Pavlensky argued that burning tires on the bridge was a physical metaphor for the events in Ukraine, and insisted the bridge was not damaged by the performance.
At the beginning of their conversation, Yasman’s attitude is sardonic. He suggests anyone can do the kind of art that Pavlensky creates. “I am an artist of justice!” the investigator declares at one point. “The context of my art is statistics. First of all, with my artistic work I have achieved social justice, secondly, I have made an invaluable contribution to the formation of statistical reports,” he says.
But over time, Yasman’s attitude can be seen in the transcripts to be evolving. Pavlensky’s articulate, straightforward answers belie numerous attempts by investigators to have the artist incarcerated in a psychiatric institution. Gradually, Yasman begins to reveal that he is being pushed to pursue the case by his superiors.
“Pyotr Andreyevich, I already got thoroughly screwed [by my superiors] because your case is still not in court,” Yasman tells Pavlensky in one of the final interrogation sessions.
“So you agree that you are just a tool. The government simply makes tools out of people,” Pavlensky responds in the transcripts, to which Yasman says: “I agree.”
Changing Sides
That was the end of Yasman’s career in Russia’s law enforcement structures. Shortly after, he submitted his resignation and began to prepare for exams to become a qualified lawyer.
“I think his [Pavlensky’s] work has made many people become more critical and change their worldview,” Yasman told The Moscow Times.
He said his conversations with Pavlensky had triggered his decision to leave the Investigative Committee, but also said he had thought about doing so previously.
Pavlensky said during a phone interview with The Moscow Times that he never expected Yasman to come over to his side.
“I thought he was just trying to put me at ease and make me trust him during the interrogations,” the artist said Friday.
At the same time, he said, he realized that law enforcement officers can hold beliefs that are far from the government line.

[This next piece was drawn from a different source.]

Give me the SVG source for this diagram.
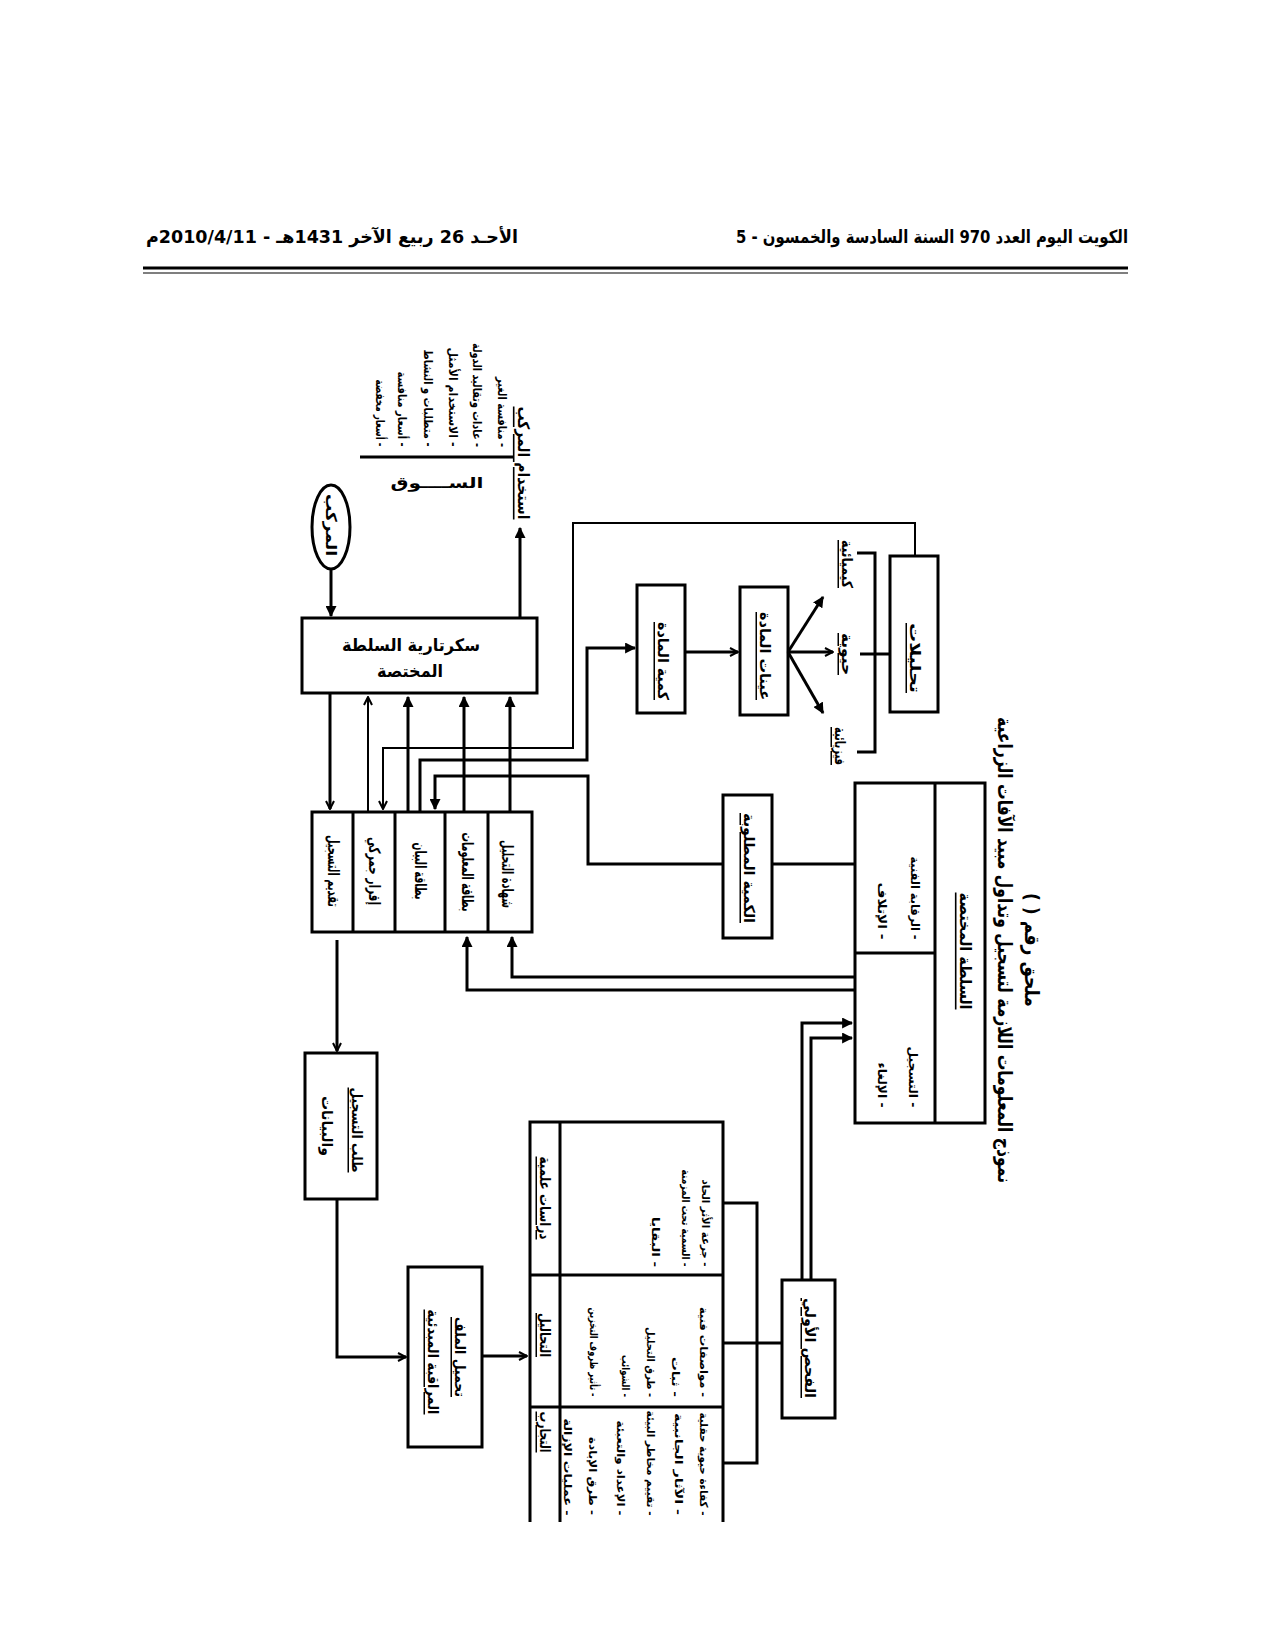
<svg xmlns="http://www.w3.org/2000/svg" width="1275" height="1650" viewBox="0 0 1275 1650">
<defs>
<style>
text{font-family:"DejaVu Sans","Noto Sans",sans-serif;font-weight:bold;fill:#000;direction:rtl}
.r{text-anchor:middle;dominant-baseline:central}
.u{text-decoration:underline}
.box{fill:#fff;stroke:#000;stroke-width:3}
.ln{fill:none;stroke:#000;stroke-width:3}
.th{fill:none;stroke:#000;stroke-width:2}
.s16{font-size:16px}.s15{font-size:15px}.s12{font-size:12px}.s11{font-size:11px}.s20{font-size:20px}
</style>
<marker id="ah" viewBox="0 0 10 10" refX="9" refY="5" markerWidth="11" markerHeight="11" markerUnits="userSpaceOnUse" orient="auto"><path d="M0,0 L10,5 L0,10 z" fill="#000"/></marker>
<marker id="ao" viewBox="0 0 10 10" refX="9" refY="5" markerWidth="10" markerHeight="10" markerUnits="userSpaceOnUse" orient="auto"><path d="M1,1 L9,5 L1,9" fill="none" stroke="#000" stroke-width="2"/></marker>
</defs>
<rect width="1275" height="1650" fill="#fff"/>

<g id="header">
<text x="932" y="243" text-anchor="middle" font-size="18" textLength="392" lengthAdjust="spacingAndGlyphs">الكويت اليوم العدد 970 السنة السادسة والخمسون - 5</text>
<text x="332" y="243" text-anchor="middle" font-size="18" textLength="372" lengthAdjust="spacingAndGlyphs">الأحـد 26 ربيع الآخر 1431هـ - 2010/4/11م</text>
<line x1="143" y1="268" x2="1128" y2="268" stroke="#000" stroke-width="3"/>
<line x1="143" y1="273" x2="1128" y2="273" stroke="#000" stroke-width="1.2"/>
</g>

<g id="title">
<text class="r s20" transform="translate(1005,950) rotate(90)" textLength="466" lengthAdjust="spacingAndGlyphs">نموذج المعلومات اللازمة لتسجيل وتداول مبيد الآفات الزراعية</text>
<text class="r s20" transform="translate(1032,950) rotate(90)" textLength="114" lengthAdjust="spacingAndGlyphs">ملحق رقم (   )</text>
</g>

<g id="market">
<line x1="360" y1="457" x2="513" y2="457" stroke="#000" stroke-width="3"/>
<text x="437" y="488" text-anchor="middle" font-size="15" textLength="93" lengthAdjust="spacingAndGlyphs">الســــوق</text>
<text class="r s16 u" transform="translate(523,463) rotate(90)" textLength="113" lengthAdjust="spacingAndGlyphs">استخدام المركب</text>
<text class="r s12" transform="translate(502,412) rotate(90)" textLength="70" lengthAdjust="spacingAndGlyphs">- منافسة الغير</text>
<text class="r s12" transform="translate(477,395) rotate(90)" textLength="104" lengthAdjust="spacingAndGlyphs">- عادات وتقاليد الدولة</text>
<text class="r s12" transform="translate(453,397) rotate(90)" textLength="99" lengthAdjust="spacingAndGlyphs">- الاستخدام الأمثل</text>
<text class="r s12" transform="translate(428,398) rotate(90)" textLength="97" lengthAdjust="spacingAndGlyphs">- متطلبات و النشاط</text>
<text class="r s12" transform="translate(402,409) rotate(90)" textLength="75" lengthAdjust="spacingAndGlyphs">- أسعار منافسة</text>
<text class="r s12" transform="translate(380,413) rotate(90)" textLength="67" lengthAdjust="spacingAndGlyphs">- أسعار مخفضة</text>
</g>

<g id="compound">
<ellipse cx="331" cy="527" rx="19" ry="42" fill="#fff" stroke="#000" stroke-width="3"/>
<text class="r s15" transform="translate(331,525) rotate(90)" textLength="62" lengthAdjust="spacingAndGlyphs">المركب</text>
</g>

<g id="secretariat">
<rect class="box" x="302" y="618" width="235" height="75"/>
<text x="411" y="651" text-anchor="middle" font-size="17" textLength="138" lengthAdjust="spacingAndGlyphs">سكرتارية السلطة</text>
<text x="410" y="677" text-anchor="middle" font-size="17" textLength="66" lengthAdjust="spacingAndGlyphs">المختصة</text>
</g>

<g id="documents">
<rect class="box" x="312" y="812" width="220" height="120"/>
<line x1="353" y1="812" x2="353" y2="932" stroke="#000" stroke-width="3"/>
<line x1="395" y1="812" x2="395" y2="932" stroke="#000" stroke-width="3"/>
<line x1="445" y1="812" x2="445" y2="932" stroke="#000" stroke-width="3"/>
<line x1="488" y1="812" x2="488" y2="932" stroke="#000" stroke-width="3"/>
<text class="r s16" transform="translate(333,871) rotate(90)" textLength="72" lengthAdjust="spacingAndGlyphs">تقديم التسجيل</text>
<text class="r s16" transform="translate(374,871) rotate(90)" textLength="68" lengthAdjust="spacingAndGlyphs">إقرار جمركي</text>
<text class="r s16" transform="translate(420,871) rotate(90)" textLength="57" lengthAdjust="spacingAndGlyphs">بطاقة البيان</text>
<text class="r s16" transform="translate(467,872) rotate(90)" textLength="79" lengthAdjust="spacingAndGlyphs">بطاقة المعلومات</text>
<text class="r s16" transform="translate(507,874) rotate(90)" textLength="68" lengthAdjust="spacingAndGlyphs">شهادة التحليل</text>
</g>

<g id="quantity">
<rect class="box" x="637" y="585" width="48" height="128"/>
<text class="r s15 u" transform="translate(663,661) rotate(90)" textLength="78" lengthAdjust="spacingAndGlyphs">كمية المادة</text>
</g>

<g id="samples">
<rect class="box" x="740" y="587" width="48" height="128"/>
<text class="r s15 u" transform="translate(765,656) rotate(90)" textLength="88" lengthAdjust="spacingAndGlyphs">عينات المادة</text>
</g>

<g id="analysis-types">
<text class="r s15 u" transform="translate(847,564) rotate(90)" textLength="48" lengthAdjust="spacingAndGlyphs">كيميائية</text>
<text class="r s15 u" transform="translate(847,654) rotate(90)" textLength="42" lengthAdjust="spacingAndGlyphs">حيوية</text>
<text class="r s15 u" transform="translate(840,746) rotate(90)" textLength="38" lengthAdjust="spacingAndGlyphs">فيزيائية</text>
</g>

<g id="analyses">
<rect class="box" x="890" y="556" width="48" height="156"/>
<text class="r s15 u" transform="translate(915,658) rotate(90)" textLength="70" lengthAdjust="spacingAndGlyphs">تحليلات</text>
</g>

<g id="required-quantity">
<rect class="box" x="723" y="795" width="49" height="143"/>
<text class="r s15 u" transform="translate(749,868) rotate(90)" textLength="110" lengthAdjust="spacingAndGlyphs">الكمية المطلوبة</text>
</g>

<g id="authority">
<rect class="box" x="855" y="783" width="130" height="340"/>
<line x1="935" y1="783" x2="935" y2="1123" stroke="#000" stroke-width="3"/>
<line x1="855" y1="953" x2="935" y2="953" stroke="#000" stroke-width="3"/>
<text class="r s16 u" transform="translate(965,951) rotate(90)" textLength="117" lengthAdjust="spacingAndGlyphs">السلطة المختصة</text>
<text class="r s12" transform="translate(915,898) rotate(90)" textLength="83" lengthAdjust="spacingAndGlyphs">- الرقابة الفنية</text>
<text class="r s12" transform="translate(882,911) rotate(90)" textLength="57" lengthAdjust="spacingAndGlyphs">- الإتلاف</text>
<text class="r s12" transform="translate(913,1077) rotate(90)" textLength="61" lengthAdjust="spacingAndGlyphs">- التسجيل</text>
<text class="r s12" transform="translate(882,1085) rotate(90)" textLength="45" lengthAdjust="spacingAndGlyphs">- الإلغاء</text>
</g>

<g id="request">
<rect class="box" x="305" y="1053" width="72" height="146"/>
<text class="r s15 u" transform="translate(357,1130) rotate(90)" textLength="85" lengthAdjust="spacingAndGlyphs">طلب التسجيل</text>
<text class="r s15" transform="translate(327,1126) rotate(90)" textLength="60" lengthAdjust="spacingAndGlyphs">والبيانات</text>
</g>

<g id="file-check">
<rect class="box" x="408" y="1267" width="74" height="180"/>
<text class="r s15 u" transform="translate(460,1357) rotate(90)" textLength="80" lengthAdjust="spacingAndGlyphs">تحميل الملف</text>
<text class="r s15 u" transform="translate(433,1362) rotate(90)" textLength="105" lengthAdjust="spacingAndGlyphs">المراقبة المبدئية</text>
</g>

<g id="studies-table">
<path d="M530,1522 V1122 H723 V1522" fill="#fff" stroke="#000" stroke-width="3"/>
<line x1="560" y1="1122" x2="560" y2="1522" stroke="#000" stroke-width="3"/>
<line x1="530" y1="1275" x2="723" y2="1275" stroke="#000" stroke-width="3"/>
<line x1="530" y1="1407" x2="723" y2="1407" stroke="#000" stroke-width="3"/>
<text class="r s15 u" transform="translate(545,1198) rotate(90)" textLength="83" lengthAdjust="spacingAndGlyphs">دراسات علمية</text>
<text class="r s15 u" transform="translate(545,1335) rotate(90)" textLength="44" lengthAdjust="spacingAndGlyphs">التحاليل</text>
<text class="r s15 u" transform="translate(545,1432) rotate(90)" textLength="41" lengthAdjust="spacingAndGlyphs">التجارب</text>
<text class="r s11" transform="translate(705,1223) rotate(90)" textLength="87" lengthAdjust="spacingAndGlyphs">- جرعة الأثر الحاد</text>
<text class="r s11" transform="translate(685,1218) rotate(90)" textLength="97" lengthAdjust="spacingAndGlyphs">- السمية تحت المزمنة</text>
<text class="r s11" transform="translate(655,1242) rotate(90)" textLength="50" lengthAdjust="spacingAndGlyphs">- البقايا</text>
<text class="r s11" transform="translate(703,1352) rotate(90)" textLength="90" lengthAdjust="spacingAndGlyphs">- مواصفات فنية</text>
<text class="r s11" transform="translate(675,1377) rotate(90)" textLength="40" lengthAdjust="spacingAndGlyphs">- ثبات</text>
<text class="r s11" transform="translate(650,1362) rotate(90)" textLength="70" lengthAdjust="spacingAndGlyphs">- طرق التحليل</text>
<text class="r s11" transform="translate(625,1376) rotate(90)" textLength="42" lengthAdjust="spacingAndGlyphs">- الشوائب</text>
<text class="r s11" transform="translate(593,1352) rotate(90)" textLength="89" lengthAdjust="spacingAndGlyphs">- تأثير ظروف التخزين</text>
<text class="r s11" transform="translate(703,1464) rotate(90)" textLength="103" lengthAdjust="spacingAndGlyphs">- كفاءة حيوية حقلية</text>
<text class="r s11" transform="translate(678,1464) rotate(90)" textLength="102" lengthAdjust="spacingAndGlyphs">- الآثار الجانبية</text>
<text class="r s11" transform="translate(650,1463) rotate(90)" textLength="105" lengthAdjust="spacingAndGlyphs">- تقييم مخاطر البيئة</text>
<text class="r s11" transform="translate(620,1468) rotate(90)" textLength="95" lengthAdjust="spacingAndGlyphs">- الإعداد والتعبئة</text>
<text class="r s11" transform="translate(592,1476) rotate(90)" textLength="78" lengthAdjust="spacingAndGlyphs">- طرق الإبادة</text>
<text class="r s11" transform="translate(567,1467) rotate(90)" textLength="97" lengthAdjust="spacingAndGlyphs">- عمليات الإزالة</text>
</g>

<g id="initial-exam">
<rect class="box" x="782" y="1280" width="53" height="138"/>
<text class="r s15 u" transform="translate(810,1348) rotate(90)" textLength="100" lengthAdjust="spacingAndGlyphs">الفحص الأولي</text>
</g>

<g id="connectors">
<path class="ln" d="M331,570 V616" marker-end="url(#ah)"/>
<path class="ln" d="M520,618 V528" marker-end="url(#ah)"/>
<path class="ln" d="M330,693 V809" marker-end="url(#ao)"/>
<path class="th" d="M368,812 V697" marker-end="url(#ao)"/>
<path class="ln" d="M408,812 V697" marker-end="url(#ah)"/>
<path class="ln" d="M464,812 V697" marker-end="url(#ah)"/>
<path class="ln" d="M510,812 V697" marker-end="url(#ah)"/>
<path class="th" d="M915,556 V523 H573 V748 H383 V809" marker-end="url(#ao)"/>
<path class="ln" d="M420,812 V760 H587 V648 H635" marker-end="url(#ah)"/>
<path class="ln" d="M855,864 H772"/>
<path class="ln" d="M723,864 H588 V776 H435 V809" marker-end="url(#ah)"/>
<path class="ln" d="M855,977 H512 V937" marker-end="url(#ah)"/>
<path class="ln" d="M855,990 H467 V937" marker-end="url(#ah)"/>
<path class="ln" d="M337,940 V1051" marker-end="url(#ao)"/>
<path class="ln" d="M337,1199 V1357 H406" marker-end="url(#ao)"/>
<path class="ln" d="M482,1356 H527" marker-end="url(#ao)"/>
<path class="ln" d="M723,1203 H757 V1463 H723"/>
<path class="ln" d="M723,1343 H782"/>
<path class="ln" d="M802,1280 V1023 H852" marker-end="url(#ah)"/>
<path class="ln" d="M811,1280 V1038 H852" marker-end="url(#ah)"/>
<path class="ln" d="M685,652 H738" marker-end="url(#ao)"/>
<path class="ln" d="M788,652 L823,597" marker-end="url(#ah)"/>
<path class="ln" d="M788,652 H833" marker-end="url(#ao)"/>
<path class="ln" d="M788,652 L823,713" marker-end="url(#ah)"/>
<path class="ln" d="M857,553 H875 V752 H857"/>
<path class="ln" d="M860,654 H890"/>
</g>
</svg>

“People in law enforcement agencies are forced to become tools; everything human in them is suppressed,” Pavlensky said.
“But many of them doubt that what they are doing is right, so the human element can rebel against the functional one,” he said.
Artistic Scandals
During the past three years, Pavlensky has become one of the most talked-about figures on the Russian art scene for his scandalous political performances.
In one of the first in 2012, Pavlensky stood on St. Petersburg’s main street, Nevsky Prospekt, in front of the austere Kazan cathedral, his lips sewn together with a coarse thread, in protest at the trial of feminist protest art group Pussy Riot that was under way at the time.
Nine months later, Pavlensky wrapped a length of barbed wire around his naked body and lay on the ground in front of the St. Petersburg parliament until police arrived at the scene with wire cutters.
In his best-known feat in November 2013, Pavlensky hammered a nail through his scrotum to the cobblestones of Moscow’s Red Square and sat naked in front of the Lenin Mausoleum in what he said was an attempt to highlight the apathy and indifference of Russian society.
Protesting against the continuation in modern Russia of the Soviet tradition of using psychiatry to crush political dissent, last October Pavlensky cut his earlobe with a chef’s knife while perched on the roof of Moscow’s most infamous psychiatric facility, the Serbsky Institute.
Tip of the Iceberg
According to Pavlensky’s lawyer Dmitry Dinze, what happened with Yasman reveals a broader trend in Russia’s law enforcement system.
“The system is completely corrupt at present and many people do not want to be a part of it,” said Dinze, who is himself a former investigator. He quit his job after being pressured by his superiors to accuse an innocent man of murder, he said.
“At the same time, many young people dream of becoming an investigator. There are many perks,” said Dinze, who was also present at Pavlensky’s interrogations with Yasman.
Pavlensky said he suspected a similar clash of ideals had taken place within Irina Klementyeva, the investigator assigned to replace Yasman after he quit.
Klementyeva was pushing hard for Pavlensky to be subjected to a spell in a psychiatric ward, but after the artist cut his earlobe on the roof of the Serbsky Institute, the investigator disappeared from the case, according to Pavlensky.
A group of seven investigators was subsequently put on his case.
According to Dinze, Pavlensky’s case is being actively pushed forward by senior members of the St. Petersburg branches of the Prosecutor General’s Office and Investigative Committee.
The former investigator said he believes the reason his client’s case has attracted so much attention from the authorities might be that his art is apparently able to change people’s minds.
“Many people write me letters of support saying that their worldview has been transformed because of my work,” said Pavlensky.
“Often they apologize for thinking at first that I was crazy and that what I do is nonsense,” he said.
Pavlensky added that he is responsible for just a fraction of his work in changing the way people think. The rest, he said, is done by government officials and the media via their reactions to his art.